Shakespeare’s King Lear is a towering achievement, one of the top-three plays of all time in my book, and a tough play to make work. In places it’s almost operatic in its size and demands—Lear’s mad scene on the heath, shouting at the gods over the sounds of the roaring storm. Elsewhere it’s an intimate domestic tragedy: brother against brother, sister against sister, parents vs. children. There’s terror and tenderness, sometimes in the same scene. And an old man raging against his growing impotence.

Dennis Garnhum’s Bard on the Beach production, in collaboration with Theatre Calgary, gets much of it right. The staging is clear and unfussy; unlike the disastrous high-concept Lear at Bard in 2008, there’s no attempt to modernize (or musicalize) the text. Benedict Campbell hits many of the high notes as Lear, especially in his scenes with Scott Bellis’ brilliant Fool (shades of Robin Williams!). John Murphy is marvelous as Lear’s loyal friend Kent, and Colleen Wheeler lends her usual grand physical and vocal presence to Goneril, the world’s worst daughter—though in places very clearly Lear’s daughter. The scene where Goneril and Regan (Jennifer Lines) try to strip their father of his followers and dignity (“Reason not the need!” he cries) is terrifying and heartbreaking.

Most of the first act is terrific, but the second act loses momentum, especially after the Fool disappears. (Savour the moment when he hands over his motley to Edgar.) The Gloucester family subplot doesn’t generate as much interest or energy as it needs to, with Nathan Schmidt ‘s feral Poor Tom more effective than David Marr’s histrionic Gloucester or Michael Blake’s smug Edmund. Andrea Rankin seems curiously detached as Cordelia, but it’s impossible not to feel the pity and terror of profound tragedy when Lear enters, howling, with Cordelia dead in his arms.
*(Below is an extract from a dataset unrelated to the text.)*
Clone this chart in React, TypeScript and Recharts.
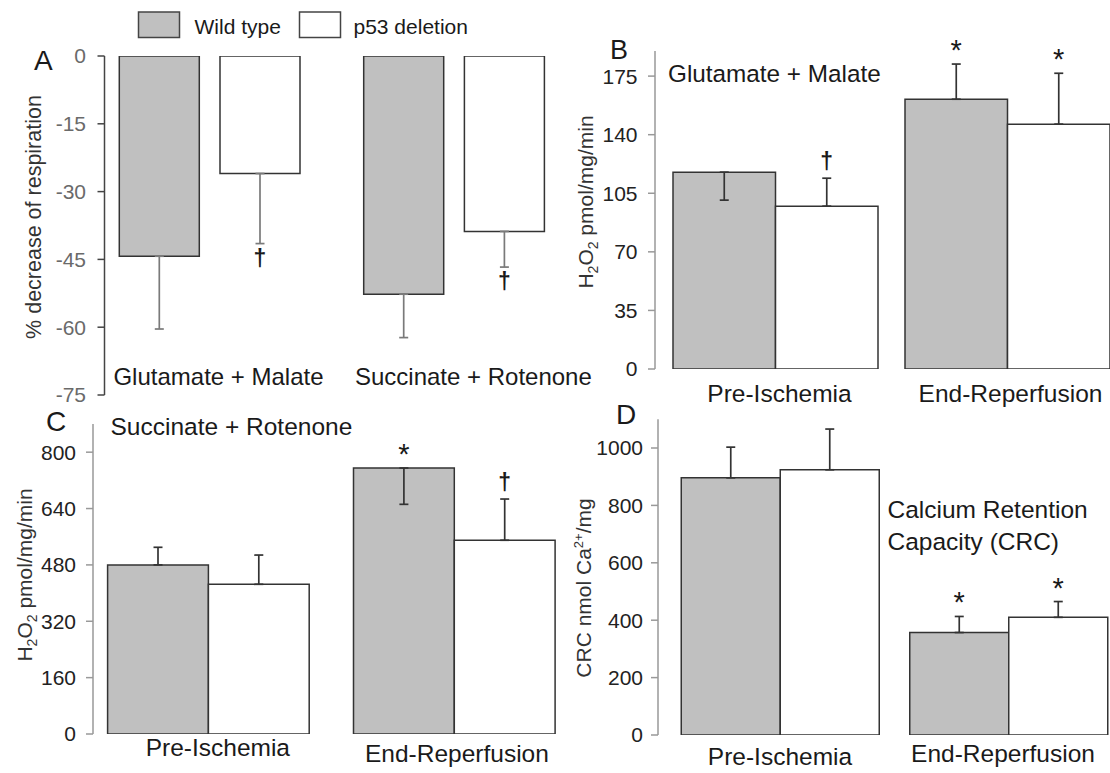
import React from 'react';
import { BarChart, Bar, XAxis, YAxis, ErrorBar, LabelList } from 'recharts';

const FONT = '"Liberation Sans", Arial, Helvetica, sans-serif';

// ---------- data ----------
const seriesNames = ['Wild type', 'p53 deletion'];

// Panel A: % decrease of respiration
const aCategories = ['Glutamate + Malate', 'Succinate + Rotenone'];
const aWild = [-44.3, -52.7];
const aWildErrLow = [16.1, 9.6];
const aWildErrHigh = [0, 0];
const aP53 = [-26.0, -38.8];
const aP53ErrLow = [15.5, 7.9];
const aP53ErrHigh = [0, 0];
const aWildMarks = ['', ''];
const aP53Marks = ['†', '†'];
const aTicks = [0, -15, -30, -45, -60, -75];

// Panels B-D: phases
const phaseCategories = ['Pre-Ischemia', 'End-Reperfusion'];

// Panel B: H2O2, Glutamate + Malate
const bWild = [117.6, 161.2];
const bWildErrLow = [16.7, 0];
const bWildErrHigh = [0, 21];
const bP53 = [97.3, 146.3];
const bP53ErrLow = [0, 0];
const bP53ErrHigh = [16.7, 30.4];
const bWildMarks = ['', '*'];
const bP53Marks = ['†', '*'];
const bTicks = [0, 35, 70, 105, 140, 175];

// Panel C: H2O2, Succinate + Rotenone
const cWild = [480, 755];
const cWildErrLow = [0, 103];
const cWildErrHigh = [50, 0];
const cP53 = [425, 550];
const cP53ErrLow = [0, 0];
const cP53ErrHigh = [83, 117];
const cWildMarks = ['', '*'];
const cP53Marks = ['', '†'];
const cTicks = [0, 160, 320, 480, 640, 800];

// Panel D: CRC
const dWild = [896, 357];
const dWildErrLow = [0, 0];
const dWildErrHigh = [107, 56];
const dP53 = [924, 410];
const dP53ErrLow = [0, 0];
const dP53ErrHigh = [142, 55];
const dWildMarks = ['', '*'];
const dP53Marks = ['', '*'];
const dTicks = [0, 200, 400, 600, 800, 1000];

// ---------- helpers ----------
type Row = {
  cat: string;
  wt: number;
  wtErr: [number, number];
  p53: number;
  p53Err: [number, number];
  wtMark: string;
  p53Mark: string;
};

function buildRows(
  cats: string[],
  wt: number[], wtLo: number[], wtHi: number[],
  p53: number[], p53Lo: number[], p53Hi: number[],
  wtMarks: string[], p53Marks: string[]
): Row[] {
  return cats.map((c, i) => ({
    cat: c,
    wt: wt[i],
    wtErr: [wtLo[i], wtHi[i]],
    p53: p53[i],
    p53Err: [p53Lo[i], p53Hi[i]],
    wtMark: wtMarks[i],
    p53Mark: p53Marks[i],
  }));
}

const makeMarker = (rows: Row[], valueKey: 'wt' | 'p53', errKey: 'wtErr' | 'p53Err', color: string) =>
  (props: any) => {
    const { index, value } = props;
    if (!value) return null;
    const vb = props.viewBox && props.viewBox.width !== undefined ? props.viewBox : props;
    const x = Number(vb.x);
    const y = Number(vb.y);
    const w = Number(vb.width);
    const h = Number(vb.height);
    const row = rows[index];
    if (!row) return null;
    const v = row[valueKey];
    const [lo, hi] = row[errKey];
    const top = Math.min(y, y + h);
    const bottom = Math.max(y, y + h);
    const ppu = Math.abs(h) / Math.abs(v);
    const cx = x + w / 2;
    const isStar = value === '*';
    let base: number;
    if (v >= 0) {
      const end = top - hi * ppu;
      base = end - (isStar ? 4 : 9);
    } else {
      const end = bottom + lo * ppu;
      base = end + 22;
    }
    return (
      <text
        x={cx}
        y={base}
        textAnchor="middle"
        fontFamily={FONT}
        fontSize={isStar ? 29 : 23}
        fontWeight={isStar ? 'normal' : 'bold'}
        fill={color}
      >
        {value}
      </text>
    );
  };

const makeCatTick = (cats: string[], dx: number[], dy: number[], fontSize: number, color: string) => (props: any) => {
  const { x, y, payload } = props;
  const label = String(payload && payload.value);
  let i = cats.indexOf(label);
  if (i < 0) i = 0;
  return (
    <text
      x={Number(x) + dx[i]}
      y={Number(y) + dy[i]}
      textAnchor="middle"
      fontFamily={FONT}
      fontSize={fontSize}
      fill={color}
    >
      {label}
    </text>
  );
};

type PanelProps = {
  rows: Row[];
  cats: string[];
  domain: [number, number];
  ticks: number[];
  margin: { top: number; right: number; bottom: number; left: number };
  padLeft: number;
  padRight: number;
  barSize: number;
  barGap: number;
  labelDx: number[];
  labelDy: number[];
  labelSize: number;
  tickColor: string;
  tickMargin: number;
  axisColor: string;
  errColor: string;
  errWidth: number;
};

const YW = 60;
const XH = 1;

function Panel(p: PanelProps) {
  return (
    <div style={{ position: 'absolute', left: 0, top: 0 }}>
      <BarChart
        width={1110}
        height={773}
        data={p.rows}
        margin={{ ...p.margin, bottom: p.margin.bottom - XH }}
        barGap={p.barGap}
        barSize={p.barSize}
      >
        <XAxis
          dataKey="cat"
          height={XH}
          axisLine={false}
          tickLine={false}
          tickSize={0}
          tickMargin={0}
          interval={0}
          padding={{ left: p.padLeft, right: p.padRight }}
          tick={makeCatTick(p.cats, p.labelDx, p.labelDy, p.labelSize, '#1a1a1a')}
        />
        <YAxis
          type="number"
          width={YW}
          domain={p.domain}
          ticks={p.ticks}
          interval={0}
          allowDataOverflow
          tickSize={7}
          tickMargin={p.tickMargin}
          axisLine={{ stroke: p.axisColor, strokeWidth: 1.5 }}
          tickLine={{ stroke: p.axisColor, strokeWidth: 1.5 }}
          tick={{ fill: p.tickColor, fontSize: 21, fontFamily: FONT }}
        />
        <Bar
          dataKey="wt"
          name={seriesNames[0]}
          fill="#c0c0c0"
          stroke="#333"
          strokeWidth={1.5}
          isAnimationActive={false}
        >
          <ErrorBar dataKey="wtErr" width={p.errWidth} stroke={p.errColor} strokeWidth={1.7} direction="y" />
          <LabelList dataKey="wtMark" content={makeMarker(p.rows, 'wt', 'wtErr', '#1a1a1a')} />
        </Bar>
        <Bar
          dataKey="p53"
          name={seriesNames[1]}
          fill="#ffffff"
          stroke="#333"
          strokeWidth={1.5}
          isAnimationActive={false}
        >
          <ErrorBar dataKey="p53Err" width={p.errWidth} stroke={p.errColor} strokeWidth={1.7} direction="y" />
          <LabelList dataKey="p53Mark" content={makeMarker(p.rows, 'p53', 'p53Err', '#1a1a1a')} />
        </Bar>
      </BarChart>
    </div>
  );
}

const rowsA = buildRows(aCategories, aWild, aWildErrLow, aWildErrHigh, aP53, aP53ErrLow, aP53ErrHigh, aWildMarks, aP53Marks);
const rowsB = buildRows(phaseCategories, bWild, bWildErrLow, bWildErrHigh, bP53, bP53ErrLow, bP53ErrHigh, bWildMarks, bP53Marks);
const rowsC = buildRows(phaseCategories, cWild, cWildErrLow, cWildErrHigh, cP53, cP53ErrLow, cP53ErrHigh, cWildMarks, cP53Marks);
const rowsD = buildRows(phaseCategories, dWild, dWildErrLow, dWildErrHigh, dP53, dP53ErrLow, dP53ErrHigh, dWildMarks, dP53Marks);

function Overlay() {
  const t = { fontFamily: FONT, fill: '#1a1a1a' } as const;
  return (
    <svg
      width={1110}
      height={773}
      style={{ position: 'absolute', left: 0, top: 0, pointerEvents: 'none' }}
    >
      {/* legend */}
      <rect x={138.5} y={12} width={41} height={25.5} fill="#c0c0c0" stroke="#444" strokeWidth={1.5} />
      <text x={194.5} y={34} fontSize={21} {...t}>{seriesNames[0]}</text>
      <rect x={299.5} y={12} width={41} height={25.5} fill="#fff" stroke="#444" strokeWidth={1.5} />
      <text x={353.5} y={34} fontSize={21} {...t}>{seriesNames[1]}</text>

      {/* panel letters */}
      <text x={34} y={70} fontSize={28} {...t}>A</text>
      <text x={610} y={59} fontSize={27} {...t}>B</text>
      <text x={46} y={431} fontSize={28} {...t}>C</text>
      <text x={616} y={424} fontSize={28} {...t}>D</text>

      {/* subtitles */}
      <text x={668} y={82} fontSize={24.3} {...t}>Glutamate + Malate</text>
      <text x={110.5} y={435} fontSize={24.5} {...t}>Succinate + Rotenone</text>
      <text x={887.5} y={518} fontSize={24.5} {...t}>Calcium Retention</text>
      <text x={887.5} y={550} fontSize={24.5} {...t}>Capacity (CRC)</text>

      {/* y titles */}
      <text x={41} y={217} fontSize={21.5} textAnchor="middle" transform="rotate(-90 41 217)" fontFamily={FONT} fill="#333">
        % decrease of respiration
      </text>
      <text x={593} y={202} fontSize={21} textAnchor="middle" transform="rotate(-90 593 202)" fontFamily={FONT} fill="#333">
        H<tspan dy={5} fontSize={14}>2</tspan><tspan dy={-5}>O</tspan><tspan dy={5} fontSize={14}>2</tspan><tspan dy={-5}> pmol/mg/min</tspan>
      </text>
      <text x={32} y={575} fontSize={21} textAnchor="middle" transform="rotate(-90 32 575)" fontFamily={FONT} fill="#333">
        H<tspan dy={5} fontSize={14}>2</tspan><tspan dy={-5}>O</tspan><tspan dy={5} fontSize={14}>2</tspan><tspan dy={-5}> pmol/mg/min</tspan>
      </text>
      <text x={591} y={588} fontSize={21} textAnchor="middle" transform="rotate(-90 591 588)" fontFamily={FONT} fill="#333">
        CRC nmol Ca<tspan dy={-8} fontSize={13}>2+</tspan><tspan dy={8}>/mg</tspan>
      </text>
    </svg>
  );
}

export default function App() {
  return (
    <div
      style={{
        position: 'absolute',
        left: 0,
        top: 0,
        width: 1110,
        height: 773,
        background: '#ffffff',
        overflow: 'hidden',
      }}
    >
      <Panel
        rows={rowsA}
        cats={aCategories}
        domain={[-75, 0]}
        ticks={aTicks}
        margin={{ top: 56, right: 533.9, bottom: 378, left: 104.5 - YW }}
        padLeft={-17.2}
        padRight={0}
        barSize={80}
        barGap={20.7}
        labelDx={[9, 19.5]}
        labelDy={[-10, -10]}
        labelSize={24}
        tickColor="#6a6a6a"
        tickMargin={11.5}
        axisColor="#444"
        errColor="#7a7a7a"
        errWidth={4.5}
      />
      <Panel
        rows={rowsB}
        cats={phaseCategories}
        domain={[0, 190]}
        ticks={bTicks}
        margin={{ top: 51, right: 0, bottom: 404, left: 655 - YW }}
        padLeft={4}
        padRight={-13}
        barSize={102.5}
        barGap={0}
        labelDx={[4.5, 3.5]}
        labelDy={[32.7, 32.7]}
        labelSize={24.5}
        tickColor="#222"
        tickMargin={10.5}
        axisColor="#999"
        errColor="#333"
        errWidth={4.5}
      />
      <Panel
        rows={rowsC}
        cats={phaseCategories}
        domain={[0, 880]}
        ticks={cTicks}
        margin={{ top: 424, right: 532.6, bottom: 39, left: 93 - YW }}
        padLeft={-7.4}
        padRight={0}
        barSize={100.8}
        barGap={0}
        labelDx={[9.3, 2.5]}
        labelDy={[22, 28]}
        labelSize={24.5}
        tickColor="#222"
        tickMargin={10}
        axisColor="#999"
        errColor="#333"
        errWidth={4.5}
      />
      <Panel
        rows={rowsD}
        cats={phaseCategories}
        domain={[0, 1100]}
        ticks={dTicks}
        margin={{ top: 419.3, right: 0, bottom: 38, left: 658 - YW }}
        padLeft={8.25}
        padRight={-13.25}
        barSize={99}
        barGap={0}
        labelDx={[-0.5, -6]}
        labelDy={[30, 27]}
        labelSize={24.5}
        tickColor="#222"
        tickMargin={8}
        axisColor="#999"
        errColor="#333"
        errWidth={4.5}
      />
      <Overlay />
    </div>
  );
}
Costume designer Deitra Kalyn provides a nice touch in dressing Goneril and Regan in matching colours and patterns, the twin sisters from hell. But the sheets hanging on Pam Johnson’s set in the first scenes (perhaps to suggest tapestries?) just look tacky. And why would the director have a servant stand in the middle of a scene with Goneril, Regan, Edmund and Gloucester, holding a torch—in broad daylight—that upstages them all?